- Directive -
Exclude images, then output the remaining data verbatim.

------

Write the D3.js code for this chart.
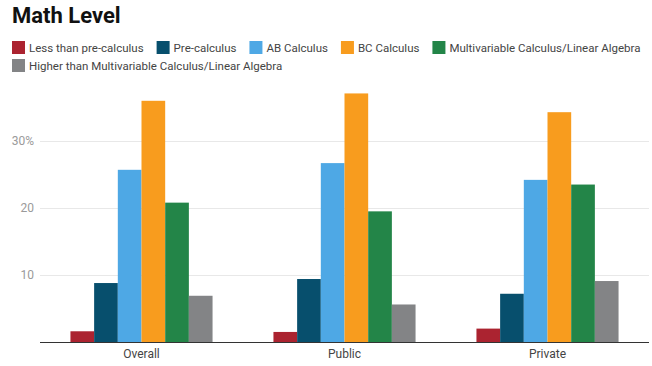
<!DOCTYPE html>
<html lang="en">
<head>
    <meta charset="UTF-8">
    <title>Math Level</title>
    <script src="https://d3js.org/d3.v7.min.js"></script>
    <style>
        body {
            margin: 0;
            background: #fff;
            font-family: Roboto, "Noto Sans", Arial, sans-serif;
        }
        .grid line { stroke: #e8e8e8; }
        .y-label { fill: #9a9a9a; font-size: 12px; }
        .x-label { fill: #444; font-size: 12px; }
        .legend text { fill: #444; font-size: 11.5px; }
    </style>
</head>
<body>
    <svg width="652" height="366"></svg>

    <script>
        // Chart data
        const groups = ["Overall", "Public", "Private"];
        const seriesNames = [
            "Less than pre-calculus",
            "Pre-calculus",
            "AB Calculus",
            "BC Calculus",
            "Multivariable Calculus/Linear Algebra",
            "Higher than Multivariable Calculus/Linear Algebra"
        ];
        const lessThanPre = [1.6, 1.5, 2.0];
        const preCalc = [8.8, 9.4, 7.2];
        const abCalc = [25.7, 26.7, 24.2];
        const bcCalc = [36.0, 37.1, 34.3];
        const multiLinear = [20.8, 19.5, 23.5];
        const higher = [6.9, 5.6, 9.1];
        const yTicks = [10, 20, 30];
        const colors = ["#ab2330", "#074f6d", "#4ea8e5", "#f89c1e", "#238548", "#838486"];

        const seriesValues = [lessThanPre, preCalc, abCalc, bcCalc, multiLinear, higher];

        const svg = d3.select("svg");
        const margin = { top: 74, right: 3, bottom: 24, left: 40 };
        const width = +svg.attr("width");
        const height = +svg.attr("height");

        // Title
        svg.append("text")
            .attr("x", 12)
            .attr("y", 23)
            .attr("font-size", 22)
            .attr("font-weight", "bold")
            .attr("fill", "#111")
            .text("Math Level");

        // Legend, flowed in rows
        const legend = svg.append("g").attr("class", "legend");
        let lx = 12, ly = 41;
        const maxX = width - 6;
        seriesNames.forEach((name, i) => {
            const item = legend.append("g");
            item.append("rect").attr("width", 13).attr("height", 13).attr("fill", colors[i]);
            const t = item.append("text").attr("x", 17).attr("y", 11).text(name);
            const w = 17 + t.node().getComputedTextLength();
            if (lx + w > maxX) { lx = 12; ly += 18; }
            item.attr("transform", `translate(${lx},${ly})`);
            lx += w + 13;
        });

        // Scales
        const x0 = d3.scaleBand()
            .domain(groups)
            .range([margin.left, width - margin.right])
            .paddingInner(0.3)
            .paddingOuter(0.15);

        const x1 = d3.scaleBand()
            .domain(d3.range(seriesNames.length))
            .range([0, x0.bandwidth()]);

        const y = d3.scaleLinear()
            .domain([0, 40])
            .range([height - margin.bottom, margin.top]);

        // Gridlines
        svg.append("g").attr("class", "grid")
            .selectAll("line")
            .data(yTicks)
            .join("line")
            .attr("x1", margin.left)
            .attr("x2", width - margin.right)
            .attr("y1", d => Math.round(y(d)) + 0.5)
            .attr("y2", d => Math.round(y(d)) + 0.5);

        // Y labels
        svg.append("g")
            .selectAll("text")
            .data(yTicks)
            .join("text")
            .attr("class", "y-label")
            .attr("x", 34)
            .attr("y", d => y(d))
            .attr("dy", "0.35em")
            .attr("text-anchor", "end")
            .text((d, i) => i === yTicks.length - 1 ? d + "%" : d);

        // Bars
        const groupG = svg.append("g")
            .selectAll("g")
            .data(groups)
            .join("g")
            .attr("transform", d => `translate(${x0(d)},0)`);

        groupG.selectAll("rect")
            .data((g, gi) => seriesValues.map((vals, si) => ({ si, v: vals[gi] })))
            .join("rect")
            .attr("x", d => x1(d.si))
            .attr("width", x1.bandwidth())
            .attr("y", d => y(d.v))
            .attr("height", d => y(0) - y(d.v))
            .attr("fill", d => colors[d.si]);

        // Baseline
        svg.append("line")
            .attr("x1", margin.left)
            .attr("x2", width - margin.right)
            .attr("y1", Math.round(y(0)) + 0.5)
            .attr("y2", Math.round(y(0)) + 0.5)
            .attr("stroke", "#333")
            .attr("stroke-width", 1);

        // X labels
        svg.append("g")
            .selectAll("text")
            .data(groups)
            .join("text")
            .attr("class", "x-label")
            .attr("x", d => x0(d) + x0.bandwidth() / 2)
            .attr("y", 358)
            .attr("text-anchor", "middle")
            .text(d => d);
    </script>
</body>
</html>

------

- Written reply -
Write the D3.js code for this chart.
<!DOCTYPE html>
<html lang="en">
<head>
    <meta charset="UTF-8">
    <title>Math Level</title>
    <script src="https://d3js.org/d3.v7.min.js"></script>
    <style>
        body {
            margin: 0;
            background: #fff;
            font-family: Roboto, "Noto Sans", Arial, sans-serif;
        }
        .grid line { stroke: #e8e8e8; }
        .y-label { fill: #9a9a9a; font-size: 12px; }
        .x-label { fill: #444; font-size: 12px; }
        .legend text { fill: #444; font-size: 11.5px; }
    </style>
</head>
<body>
    <svg width="652" height="366"></svg>

    <script>
        // Chart data
        const groups = ["Overall", "Public", "Private"];
        const seriesNames = [
            "Less than pre-calculus",
            "Pre-calculus",
            "AB Calculus",
            "BC Calculus",
            "Multivariable Calculus/Linear Algebra",
            "Higher than Multivariable Calculus/Linear Algebra"
        ];
        const lessThanPre = [1.6, 1.5, 2.0];
        const preCalc = [8.8, 9.4, 7.2];
        const abCalc = [25.7, 26.7, 24.2];
        const bcCalc = [36.0, 37.1, 34.3];
        const multiLinear = [20.8, 19.5, 23.5];
        const higher = [6.9, 5.6, 9.1];
        const yTicks = [10, 20, 30];
        const colors = ["#ab2330", "#074f6d", "#4ea8e5", "#f89c1e", "#238548", "#838486"];

        const seriesValues = [lessThanPre, preCalc, abCalc, bcCalc, multiLinear, higher];

        const svg = d3.select("svg");
        const margin = { top: 74, right: 3, bottom: 24, left: 40 };
        const width = +svg.attr("width");
        const height = +svg.attr("height");

        // Title
        svg.append("text")
            .attr("x", 12)
            .attr("y", 23)
            .attr("font-size", 22)
            .attr("font-weight", "bold")
            .attr("fill", "#111")
            .text("Math Level");

        // Legend, flowed in rows
        const legend = svg.append("g").attr("class", "legend");
        let lx = 12, ly = 41;
        const maxX = width - 6;
        seriesNames.forEach((name, i) => {
            const item = legend.append("g");
            item.append("rect").attr("width", 13).attr("height", 13).attr("fill", colors[i]);
            const t = item.append("text").attr("x", 17).attr("y", 11).text(name);
            const w = 17 + t.node().getComputedTextLength();
            if (lx + w > maxX) { lx = 12; ly += 18; }
            item.attr("transform", `translate(${lx},${ly})`);
            lx += w + 13;
        });

        // Scales
        const x0 = d3.scaleBand()
            .domain(groups)
            .range([margin.left, width - margin.right])
            .paddingInner(0.3)
            .paddingOuter(0.15);

        const x1 = d3.scaleBand()
            .domain(d3.range(seriesNames.length))
            .range([0, x0.bandwidth()]);

        const y = d3.scaleLinear()
            .domain([0, 40])
            .range([height - margin.bottom, margin.top]);

        // Gridlines
        svg.append("g").attr("class", "grid")
            .selectAll("line")
            .data(yTicks)
            .join("line")
            .attr("x1", margin.left)
            .attr("x2", width - margin.right)
            .attr("y1", d => Math.round(y(d)) + 0.5)
            .attr("y2", d => Math.round(y(d)) + 0.5);

        // Y labels
        svg.append("g")
            .selectAll("text")
            .data(yTicks)
            .join("text")
            .attr("class", "y-label")
            .attr("x", 34)
            .attr("y", d => y(d))
            .attr("dy", "0.35em")
            .attr("text-anchor", "end")
            .text((d, i) => i === yTicks.length - 1 ? d + "%" : d);

        // Bars
        const groupG = svg.append("g")
            .selectAll("g")
            .data(groups)
            .join("g")
            .attr("transform", d => `translate(${x0(d)},0)`);

        groupG.selectAll("rect")
            .data((g, gi) => seriesValues.map((vals, si) => ({ si, v: vals[gi] })))
            .join("rect")
            .attr("x", d => x1(d.si))
            .attr("width", x1.bandwidth())
            .attr("y", d => y(d.v))
            .attr("height", d => y(0) - y(d.v))
            .attr("fill", d => colors[d.si]);

        // Baseline
        svg.append("line")
            .attr("x1", margin.left)
            .attr("x2", width - margin.right)
            .attr("y1", Math.round(y(0)) + 0.5)
            .attr("y2", Math.round(y(0)) + 0.5)
            .attr("stroke", "#333")
            .attr("stroke-width", 1);

        // X labels
        svg.append("g")
            .selectAll("text")
            .data(groups)
            .join("text")
            .attr("class", "x-label")
            .attr("x", d => x0(d) + x0.bandwidth() / 2)
            .attr("y", 358)
            .attr("text-anchor", "middle")
            .text(d => d);
    </script>
</body>
</html>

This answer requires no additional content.